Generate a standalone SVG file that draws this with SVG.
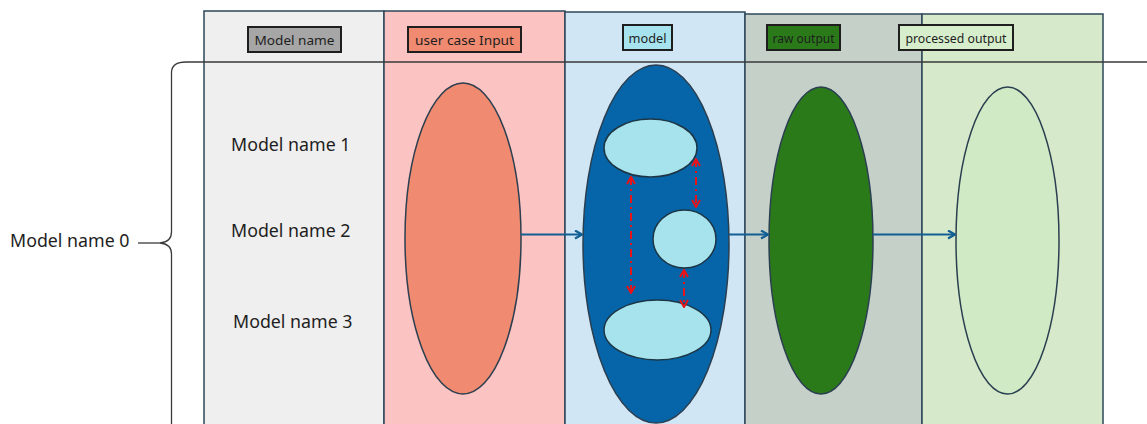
<svg xmlns="http://www.w3.org/2000/svg" width="1147" height="424" viewBox="0 0 1147 424">
  <defs>
    <style>
      .col { stroke: #2e475a; stroke-width: 1.5; }
      .tag { stroke: #1e1e1e; stroke-width: 2; }
      .tagtxt { font-family: "Noto Sans", "Liberation Sans", sans-serif; font-size: 13.2px; fill: #1e1e1e; text-anchor: middle; }
      .row { font-family: "Noto Sans", "Liberation Sans", sans-serif; font-size: 17.8px; fill: #1e1e1e; }
      .shape { stroke: #2b3f50; stroke-width: 1.5; }
      .inner { fill: #a6e3ec; stroke: #1d3646; stroke-width: 1.5; }
      .flow { stroke: #125f93; stroke-width: 2; fill: none; marker-end: url(#chev); }
      .link { stroke: #e8141a; stroke-width: 2; fill: none; stroke-dasharray: 8 4 2 4; marker-start: url(#redStart); marker-end: url(#redEnd); }
    </style>
    <marker id="chev" viewBox="0 0 10 10" refX="9" refY="5" markerWidth="10" markerHeight="10" markerUnits="userSpaceOnUse" orient="auto">
      <path d="M2,1 L9,5 L2,9" fill="none" stroke="#125f93" stroke-width="2.2"/>
    </marker>
    <marker id="redEnd" viewBox="0 0 10 10" refX="9" refY="5" markerWidth="10" markerHeight="10" markerUnits="userSpaceOnUse" orient="auto">
      <path d="M2,1 L9,5 L2,9" fill="none" stroke="#e8141a" stroke-width="2"/>
    </marker>
    <marker id="redStart" viewBox="0 0 10 10" refX="1" refY="5" markerWidth="10" markerHeight="10" markerUnits="userSpaceOnUse" orient="auto">
      <path d="M8,1 L1,5 L8,9" fill="none" stroke="#e8141a" stroke-width="2"/>
    </marker>
  </defs>

  <rect width="1147" height="424" fill="#ffffff"/>

  <!-- swimlane columns -->
  <g id="lanes">
    <rect class="col" x="204" y="11" width="180" height="420" fill="#efefef"/>
    <rect class="col" x="384" y="11" width="181" height="420" fill="#fbc3c1"/>
    <rect class="col" x="565" y="12" width="180" height="420" fill="#d0e6f4"/>
    <rect class="col" x="745" y="14" width="177" height="420" fill="#c4d0c8"/>
    <rect class="col" x="922" y="14" width="181" height="420" fill="#d6eacb"/>
  </g>

  <!-- header divider and grouping brace -->
  <g id="brace" fill="none" stroke="#3a3a3a" stroke-width="1.3">
    <path d="M1147,62 L186,62 Q172,62 171.5,72 L171.5,232 Q171.5,242 160,243 Q171.5,244 171.5,254 L171.5,424"/>
    <path d="M138,243 L160,243"/>
  </g>

  <!-- column header tags -->
  <g id="tag-model-name">
    <rect class="tag" x="248" y="27" width="93" height="25" fill="#a6a6a6"/>
    <text class="tagtxt" x="294.5" y="44.5" textLength="80" lengthAdjust="spacingAndGlyphs">Model name</text>
  </g>
  <g id="tag-input">
    <rect class="tag" x="408" y="27" width="113" height="25" fill="#f08a70"/>
    <text class="tagtxt" x="464.5" y="44.5" textLength="99" lengthAdjust="spacingAndGlyphs">user case Input</text>
  </g>
  <g id="tag-model">
    <rect class="tag" x="623" y="25" width="49" height="25" fill="#a7e3ee"/>
    <text class="tagtxt" x="647.5" y="42.5" textLength="38" lengthAdjust="spacingAndGlyphs">model</text>
  </g>
  <g id="tag-raw">
    <rect class="tag" x="767" y="25" width="73" height="25" fill="#2a7a1a"/>
    <text class="tagtxt" x="803.5" y="42.5" textLength="62" lengthAdjust="spacingAndGlyphs">raw output</text>
  </g>
  <g id="tag-processed">
    <rect class="tag" x="899" y="25" width="114" height="25" fill="#d6eecb"/>
    <text class="tagtxt" x="956" y="42.5" textLength="101" lengthAdjust="spacingAndGlyphs">processed output</text>
  </g>

  <!-- row labels -->
  <g id="labels">
    <text class="row" x="10" y="247">Model name 0</text>
    <text class="row" x="231" y="151">Model name 1</text>
    <text class="row" x="231" y="237">Model name 2</text>
    <text class="row" x="233" y="328">Model name 3</text>
  </g>

  <!-- lane contents -->
  <g id="input">
    <ellipse class="shape" cx="463" cy="238.5" rx="58" ry="155.5" fill="#f08a70"/>
  </g>
  <g id="model">
    <ellipse class="shape" cx="656" cy="244" rx="73" ry="179" fill="#0565a8"/>
    <ellipse class="inner" cx="650.5" cy="148" rx="46.5" ry="29"/>
    <ellipse class="inner" cx="684.5" cy="239" rx="31.5" ry="29"/>
    <ellipse class="inner" cx="657.5" cy="330" rx="53.5" ry="30"/>
  </g>
  <g id="raw">
    <ellipse class="shape" cx="821" cy="240.5" rx="52" ry="153.5" fill="#2a7a1a"/>
  </g>
  <g id="processed">
    <ellipse class="shape" cx="1007.5" cy="240.5" rx="51.5" ry="153.5" fill="#d1eac6"/>
  </g>

  <!-- connectors -->
  <g id="connectors">
    <path class="flow" d="M521,234.5 L582,234.5"/>
    <path class="flow" d="M729,234.5 L768,234.5"/>
    <path class="flow" d="M873,234.5 L955,234.5"/>
    <path class="link" d="M631,177 L631,293"/>
    <path class="link" d="M696,159 L696,207"/>
    <path class="link" d="M684,270 L684,307"/>
  </g>
</svg>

________________

Copy out each line word for word, please, skipping the images.

Generate a standalone SVG file that draws this with SVG.
<svg xmlns="http://www.w3.org/2000/svg" width="1147" height="424" viewBox="0 0 1147 424">
  <defs>
    <style>
      .col { stroke: #2e475a; stroke-width: 1.5; }
      .tag { stroke: #1e1e1e; stroke-width: 2; }
      .tagtxt { font-family: "Noto Sans", "Liberation Sans", sans-serif; font-size: 13.2px; fill: #1e1e1e; text-anchor: middle; }
      .row { font-family: "Noto Sans", "Liberation Sans", sans-serif; font-size: 17.8px; fill: #1e1e1e; }
      .shape { stroke: #2b3f50; stroke-width: 1.5; }
      .inner { fill: #a6e3ec; stroke: #1d3646; stroke-width: 1.5; }
      .flow { stroke: #125f93; stroke-width: 2; fill: none; marker-end: url(#chev); }
      .link { stroke: #e8141a; stroke-width: 2; fill: none; stroke-dasharray: 8 4 2 4; marker-start: url(#redStart); marker-end: url(#redEnd); }
    </style>
    <marker id="chev" viewBox="0 0 10 10" refX="9" refY="5" markerWidth="10" markerHeight="10" markerUnits="userSpaceOnUse" orient="auto">
      <path d="M2,1 L9,5 L2,9" fill="none" stroke="#125f93" stroke-width="2.2"/>
    </marker>
    <marker id="redEnd" viewBox="0 0 10 10" refX="9" refY="5" markerWidth="10" markerHeight="10" markerUnits="userSpaceOnUse" orient="auto">
      <path d="M2,1 L9,5 L2,9" fill="none" stroke="#e8141a" stroke-width="2"/>
    </marker>
    <marker id="redStart" viewBox="0 0 10 10" refX="1" refY="5" markerWidth="10" markerHeight="10" markerUnits="userSpaceOnUse" orient="auto">
      <path d="M8,1 L1,5 L8,9" fill="none" stroke="#e8141a" stroke-width="2"/>
    </marker>
  </defs>

  <rect width="1147" height="424" fill="#ffffff"/>

  <!-- swimlane columns -->
  <g id="lanes">
    <rect class="col" x="204" y="11" width="180" height="420" fill="#efefef"/>
    <rect class="col" x="384" y="11" width="181" height="420" fill="#fbc3c1"/>
    <rect class="col" x="565" y="12" width="180" height="420" fill="#d0e6f4"/>
    <rect class="col" x="745" y="14" width="177" height="420" fill="#c4d0c8"/>
    <rect class="col" x="922" y="14" width="181" height="420" fill="#d6eacb"/>
  </g>

  <!-- header divider and grouping brace -->
  <g id="brace" fill="none" stroke="#3a3a3a" stroke-width="1.3">
    <path d="M1147,62 L186,62 Q172,62 171.5,72 L171.5,232 Q171.5,242 160,243 Q171.5,244 171.5,254 L171.5,424"/>
    <path d="M138,243 L160,243"/>
  </g>

  <!-- column header tags -->
  <g id="tag-model-name">
    <rect class="tag" x="248" y="27" width="93" height="25" fill="#a6a6a6"/>
    <text class="tagtxt" x="294.5" y="44.5" textLength="80" lengthAdjust="spacingAndGlyphs">Model name</text>
  </g>
  <g id="tag-input">
    <rect class="tag" x="408" y="27" width="113" height="25" fill="#f08a70"/>
    <text class="tagtxt" x="464.5" y="44.5" textLength="99" lengthAdjust="spacingAndGlyphs">user case Input</text>
  </g>
  <g id="tag-model">
    <rect class="tag" x="623" y="25" width="49" height="25" fill="#a7e3ee"/>
    <text class="tagtxt" x="647.5" y="42.5" textLength="38" lengthAdjust="spacingAndGlyphs">model</text>
  </g>
  <g id="tag-raw">
    <rect class="tag" x="767" y="25" width="73" height="25" fill="#2a7a1a"/>
    <text class="tagtxt" x="803.5" y="42.5" textLength="62" lengthAdjust="spacingAndGlyphs">raw output</text>
  </g>
  <g id="tag-processed">
    <rect class="tag" x="899" y="25" width="114" height="25" fill="#d6eecb"/>
    <text class="tagtxt" x="956" y="42.5" textLength="101" lengthAdjust="spacingAndGlyphs">processed output</text>
  </g>

  <!-- row labels -->
  <g id="labels">
    <text class="row" x="10" y="247">Model name 0</text>
    <text class="row" x="231" y="151">Model name 1</text>
    <text class="row" x="231" y="237">Model name 2</text>
    <text class="row" x="233" y="328">Model name 3</text>
  </g>

  <!-- lane contents -->
  <g id="input">
    <ellipse class="shape" cx="463" cy="238.5" rx="58" ry="155.5" fill="#f08a70"/>
  </g>
  <g id="model">
    <ellipse class="shape" cx="656" cy="244" rx="73" ry="179" fill="#0565a8"/>
    <ellipse class="inner" cx="650.5" cy="148" rx="46.5" ry="29"/>
    <ellipse class="inner" cx="684.5" cy="239" rx="31.5" ry="29"/>
    <ellipse class="inner" cx="657.5" cy="330" rx="53.5" ry="30"/>
  </g>
  <g id="raw">
    <ellipse class="shape" cx="821" cy="240.5" rx="52" ry="153.5" fill="#2a7a1a"/>
  </g>
  <g id="processed">
    <ellipse class="shape" cx="1007.5" cy="240.5" rx="51.5" ry="153.5" fill="#d1eac6"/>
  </g>

  <!-- connectors -->
  <g id="connectors">
    <path class="flow" d="M521,234.5 L582,234.5"/>
    <path class="flow" d="M729,234.5 L768,234.5"/>
    <path class="flow" d="M873,234.5 L955,234.5"/>
    <path class="link" d="M631,177 L631,293"/>
    <path class="link" d="M696,159 L696,207"/>
    <path class="link" d="M684,270 L684,307"/>
  </g>
</svg>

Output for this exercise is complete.